Cognitive learning is not academic ABC’s and 123’s for babies and toddlers, but they are learning valuable cognition even at an early age. Infants and toddlers are learning to predict, reason, question, analyze, and remember. A great example of cognitive development in infants is object permanence, or understanding that when something is out of sight it still exists. Around 6-8 months, babies develop a sense of object permanence and they begin to look for hidden objects. So many great ways to practice this skill (peekaboo is just one fun example).
How To Introduce Loose Parts Play
0-5 months: From birth you can start practicing tummy time. Tummy time will help strengthen core muscles that allow for sitting and other future skills. Mirrors are a great loose part for this age so they can begin to lift their head to look at themselves. Various textured objects can be given to explore while in the tummy time position.
6-12 months: At this age an infant is beginning to sit up. Loose parts can now be incorporated into treasure baskets. Treasure baskets are a fancy way to explain a collection of interesting textures, weights, colors, sizes, and materials of objects. You can create theme baskets or keep them completely random. Follow your child’s interests for more engagement. Infants at this age will take items out, explore through their senses, and possibly put them back in or put them into a given container.
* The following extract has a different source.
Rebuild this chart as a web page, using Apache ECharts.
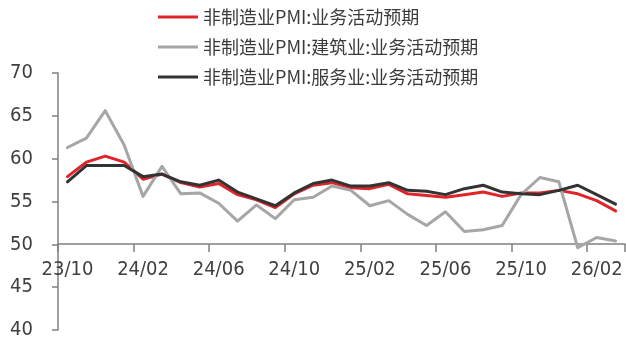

1-2 years: At around 1 year of age, babies begin to walk. Loose parts can now be incorporated into walking and moving. Toddlers love to fill containers and carry them around. This could include shopping carts, push carts, cars, baskets, boxes, and other containers. You may begin to see more intentional heuristic play. Heuristic play is the term given for exploring everyday objects. They may begin to imitate you mixing with a spoon and bowl or drinking a cup of coffee. Offering everyday household objects is important for their imagination and social development during this stage.